Dartford embayment: Slade Green Barking embayment: Rainham Marshes, Ford at Dagenham, Creekmouth, Barking (roughly south of the A13). Thamesmead embayment: Crossness, Thamesmead, Abbey Wood, Belmarsh, Woolwich Arsenal Roding embayment: Beckton Sewage Works Isle of Dogs & Royal Docks embayment: Beckton, North Woolwich, Silvertown, City Airport, Custom House, Plaistow, West Ham, Canning Town (all in an area roughly south of the Greenway); Stratford (south); Poplar, the entire Isle of Dogs Greenwich embayment: Maritime Greenwich, The entire North Greenwich peninsula, New Charlton (all roughly north of the A206) Bermondsey embayment: Deptford, Rotherhithe, Canada Water, Bermondsey, London Bridge, Camberwell (roughly north of the Peckham Road), Walworth, Elephant & Castle, Waterloo, Lambeth, Kennington, Vauxhall, Nine Elms, Battersea City embayment: A tiny bit of the City riverside, Wapping. Westminster embayment: Victoria Embankment, Whitehall, Westminster, Houses of Parliament, St James's Park, Victoria, Pimlico Hammersmith embayment: Chelsea Harbour, Sands End, Parsons Green, Fulham, West Kensington, Brook Green, Shepherd's Bush (roughly south of the Uxbridge Road), Hammersmith, Turnham Green Other (smaller) western embayments: Wandsworth, Barnes, Chiswick, Mortlake, Kew Gardens, Syon Park, Isleworth
There are, to me, three unexpectedly large potential flood zones in this list. The bottom half of Newham is one, the northern chunk of Southwark is another, and then there are the well-to-do neighbourhoods of Hammersmith and Fulham where residents might have hoped to be far enough upriver to be safe. Not so. Meanwhile most of the Lea Valley's flood plain remains free from housing, but do think twice before buying a ground floor flat in the new Olympic Park.
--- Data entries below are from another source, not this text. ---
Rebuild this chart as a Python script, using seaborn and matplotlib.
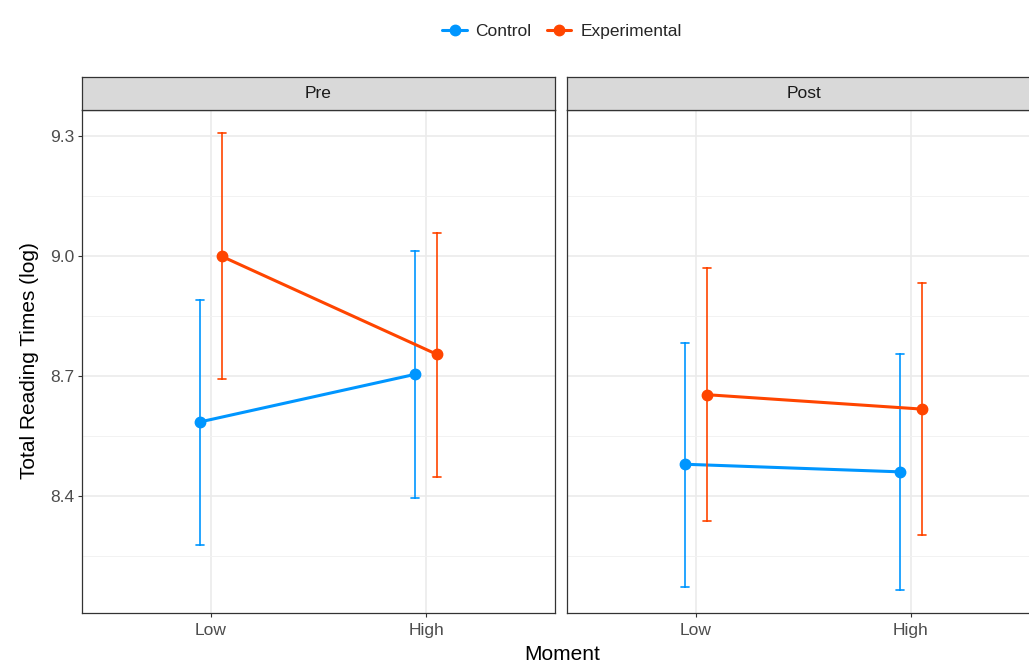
import numpy as np
import pandas as pd
import matplotlib
matplotlib.use("Agg")
import matplotlib.pyplot as plt
from matplotlib.lines import Line2D
import seaborn as sns

# Values (means with lower / upper interval bounds)
moments = ["Low", "High"]
groups = ["Control", "Experimental"]
times = ["Pre", "Post"]

pre_control_mean = [8.586, 8.705]
pre_control_lo = [8.278, 8.395]
pre_control_hi = [8.890, 9.013]
pre_exp_mean = [9.000, 8.755]
pre_exp_lo = [8.693, 8.448]
pre_exp_hi = [9.309, 9.059]

post_control_mean = [8.480, 8.461]
post_control_lo = [8.174, 8.165]
post_control_hi = [8.784, 8.755]
post_exp_mean = [8.654, 8.618]
post_exp_lo = [8.338, 8.303]
post_exp_hi = [8.970, 8.933]

y_ticks = [8.4, 8.7, 9.0, 9.3]
y_minor = [8.25, 8.55, 8.85, 9.15]

colors = {"Control": "#0096FF", "Experimental": "#FF4500"}

# Long table: for each cell three rows (lo, mean, hi); median -> mean, min/max -> interval
rows = []
series = {
    ("Pre", "Control"): (pre_control_lo, pre_control_mean, pre_control_hi),
    ("Pre", "Experimental"): (pre_exp_lo, pre_exp_mean, pre_exp_hi),
    ("Post", "Control"): (post_control_lo, post_control_mean, post_control_hi),
    ("Post", "Experimental"): (post_exp_lo, post_exp_mean, post_exp_hi),
}
for (t, g), (lo, mid, hi) in series.items():
    for i, m in enumerate(moments):
        for v in (lo[i], mid[i], hi[i]):
            rows.append({"Time": t, "Group": g, "Moment": m, "Value": v})
df = pd.DataFrame(rows)

sns.set_theme(style="white")
plt.rcParams["font.family"] = ["Liberation Sans", "DejaVu Sans"]

W, H = 1029, 664
fig = plt.figure(figsize=(W / 100, H / 100), dpi=100)
fig.patch.set_facecolor("white")

panel_left = [82, 567]
panel_w = 473
panel_top, panel_bot = 110, 613
strip_top = 77

for k, t in enumerate(times):
    x0 = panel_left[k]
    ax = fig.add_axes([x0 / W, 1 - panel_bot / H, panel_w / W, (panel_bot - panel_top) / H])
    sns.pointplot(
        data=df[df["Time"] == t], x="Moment", y="Value", hue="Group",
        order=moments, hue_order=groups, palette=colors,
        estimator="median", errorbar=lambda v: (v.min(), v.max()),
        dodge=0.1, capsize=0.035, legend=False, ax=ax,
        linewidth=2.2, markersize=7.5, markeredgewidth=1,
        err_kws={"linewidth": 1.2},
    )
    ax.set_xlim(-0.6, 1.6)
    ax.set_ylim(8.108, 9.366)
    ax.set_yticks(y_ticks)
    ax.set_yticks(y_minor, minor=True)
    ax.set_yticklabels([f"{v:.1f}" for v in y_ticks])
    ax.set_axisbelow(True)
    ax.grid(which="major", color="#EBEBEB", linewidth=1.2)
    ax.grid(which="minor", axis="y", color="#F2F2F2", linewidth=0.7)
    ax.tick_params(which="minor", length=0)
    ax.tick_params(axis="both", which="major", length=3, width=0.8, color="#333333",
                   labelsize=12.5, labelcolor="#4D4D4D", pad=2.5, direction="out")
    ax.tick_params(axis="x", bottom=True, pad=4.5)
    ax.tick_params(axis="y", left=True)
    if k > 0:
        ax.tick_params(axis="y", left=False, labelleft=False)
    ax.set_xlabel("")
    ax.set_ylabel("")
    for s in ax.spines.values():
        s.set_color("#333333")
        s.set_linewidth(0.9)

    # facet strip
    sax = fig.add_axes([x0 / W, 1 - panel_top / H, panel_w / W, (panel_top - strip_top) / H])
    sax.set_facecolor("#D9D9D9")
    sax.set_xticks([])
    sax.set_yticks([])
    for s in sax.spines.values():
        s.set_color("#333333")
        s.set_linewidth(0.9)
    sax.text(0.5, 0.5, t, ha="center", va="center", fontsize=12.5, color="#1A1A1A",
             transform=sax.transAxes)

fig.text(30 / W, 1 - 361 / H, "Total Reading Times (log)", rotation=90,
         ha="center", va="center", fontsize=15, color="black")
fig.text(562 / W, 1 - 654 / H, "Moment", ha="center", va="center", fontsize=15, color="black")

handles = [Line2D([], [], color=colors[g], marker="o", linewidth=2.2, markersize=7.5)
           for g in groups]
fig.legend(handles, groups, loc="center", bbox_to_anchor=(562 / W, 1 - 31 / H),
           ncol=2, frameon=False, fontsize=12.5, handlelength=1.4, handletextpad=0.5,
           columnspacing=0.9)

fig.savefig("out.png", dpi=100)
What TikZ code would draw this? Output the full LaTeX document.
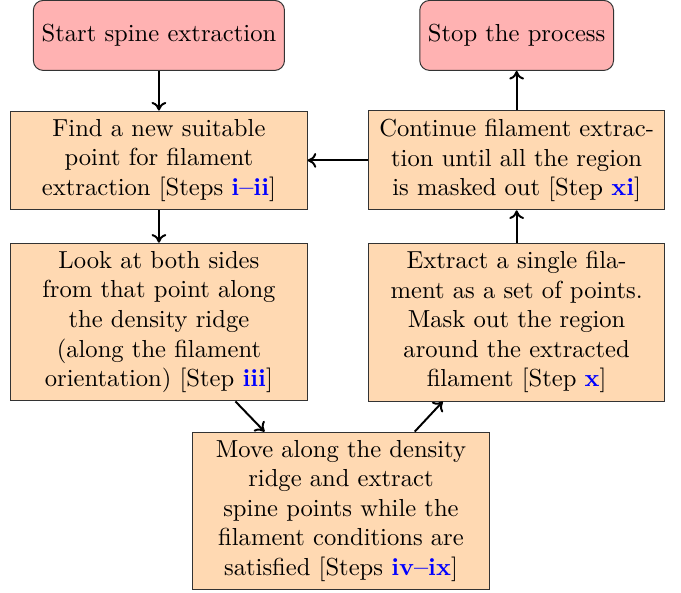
\documentclass[tikz,border=0pt]{standalone}
\usetikzlibrary{arrows.meta}
\definecolor{stepblue}{rgb}{0,0,1}
\newcommand{\stepref}[1]{\textcolor{stepblue}{\textbf{#1}}}
\tikzset{
  endbox/.style={draw=black!80, fill=red!30, rounded corners=4pt,
    minimum height=1cm, align=center},
  procbox/.style={draw=black!80, fill=orange!30, text width=4cm, align=center},
  flow/.style={->, thick, >={To[length=3.5pt,width=6pt]}}
}
\begin{document}
\begin{tikzpicture}[x=1pt, y=1pt]
  \useasboundingbox (0,0) rectangle (276.8,-240.65);

  \node[endbox] (start) at (64.6,-14.4) {Start spine extraction};
  \node[endbox] (stop) at (210.0,-14.4) {Stop the process};

  \node[procbox] (find) at (64.6,-65.2)
    {Find a new suitable\\ point for filament\\ extraction [Steps \stepref{i--ii}]};
  \node[procbox] (cont) at (210.0,-65.2)
    {Continue filament extrac-\\ tion until all the region\\ is masked out [Step \stepref{xi}]};
  \node[procbox] (look) at (64.6,-130.9)
    {Look at both sides\\ from that point along\\ the density ridge\\ (along the filament\\ orientation) [Step \stepref{iii}]};
  \node[procbox] (extr) at (210.0,-130.9)
    {Extract a single fila-\\ ment as a set of points.\\ Mask out the region\\ around the extracted\\ filament [Step \stepref{x}]};
  \node[procbox] (move) at (138.6,-207.7)
    {Move along the density\\ ridge and extract\\ spine points while the\\ filament conditions are\\ satisfied [Steps \stepref{iv--ix}]};

  \draw[flow] (start) -- (find);
  \draw[flow] (find) -- (look);
  \draw[flow] (look) -- (move);
  \draw[flow] (move) -- (extr);
  \draw[flow] (extr) -- (cont);
  \draw[flow] (cont) -- (find);
  \draw[flow] (cont) -- (stop);
\end{tikzpicture}
\end{document}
For more details, and to discover more about emergencyplanning, you might want to flick through the London Flood Response Strategic Plan (a thick and meaty 53-page pdf). You'll find a map of the flood plain on page 45, a map of the various embayments on page 46, and a detailed close up of East London on page 50. A very approximate flood map of central London can be found here (Buckingham Palace safe, 10 Downing Street drowned). If you'd prefer tales of a fictional London inundation, here's the website for Richard Doyle's not-bad book "Flood", and here's the website for the ridiculously laughable film that was based on it. Watch the skies. But, more importantly, watch that gap under your front door, just in case.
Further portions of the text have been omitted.